Thankfully ‘My Crew’ pulls things back up by the bootstraps. Another gorgeous and instantly recognisable soul sample (that of course I can’t put a name on right now), another set of warm strings, and another set of hard snares lays the foundation for Grae to throw out her shouts to her immediate and extended fam in the Hiphop world. With the hook reinforcing her thoughts – “all I need is the love of my crew” – she goes from generalising on how she’s down with all types of crews and clicks, to railing against the wack trends in Hiphop – ice, whips, money, and loose living, to pinpointing and calling out the more upsetting happenings of the last few years – the reference to the R Kelly case leaps out as an immediate example.
Closing the real portion of the EP out, the string-laden ‘Code Red’ sees Grae share mic time with Block McCloud and Pumpkinhead, while ‘Chapter One:Destiny’ has Grae entering rapid-fire mode, spitting furiously over a harpsichord loop and a simple drum pattern. It’s a nice way to prepare for the bonus material tacked on at the end – once this cut finishes we’re treated to 45 (YES FORTY FIVE) minutes of exclusive freestyles from Ms Grae, which sees her covering beats and topics already aired by artists as wide ranging as Jay-Z (as she reworks ‘Lyrical Exercise’, ‘You Don’t Know’ and ‘Excuse Me Miss’), DITC, Eminem (a fiery freestyle over ‘Role Model’), and Scarface, as well as spitting over underground beats. Its this bonus section that serves to display exactly HOW talented Grae is.

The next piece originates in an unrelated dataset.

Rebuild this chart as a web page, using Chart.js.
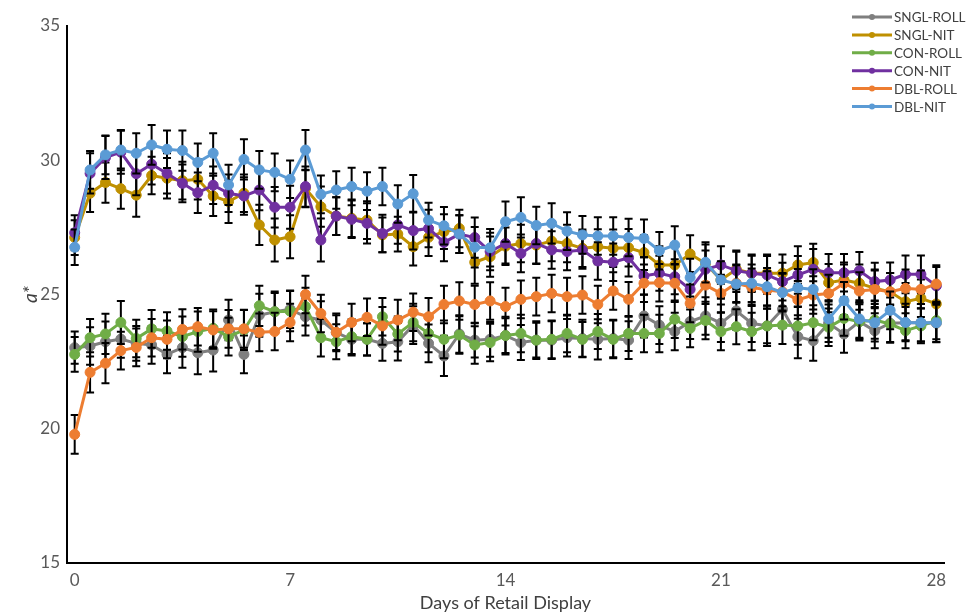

Although she rolls with my favourite homies from now-thankfully-defunct Can Ox, Grae never really gets into the ridiculous too-many-words-in-the-line territory that El-P’s muckers built a house on with “The Cold Vein”. Nope, Miss Grae’s steelo never really gets out of cool-so-she-don’t-get-upset mode – calm and collected, female-Rakim-like (yeah I said it), the way she understatedly delivers her rhymes is both her gift and her curse. On one hand her whole style makes her instantly accessible and addictive to fans of REAL Hiphop, but this very fact and the lack of any hey-look-at-me tricks means that she seems destined to remain as a “secret” to many, at least while commercial Hiphop rules the roost, and Clear Channel rules the airwaves. Unfortunate as that is for Grae, it doesn’t mean that you should sleep – rivalled only by Rah Digga and Lauryn Hill in the female emcee category in recent times, you should probably pick this up whenever you see it.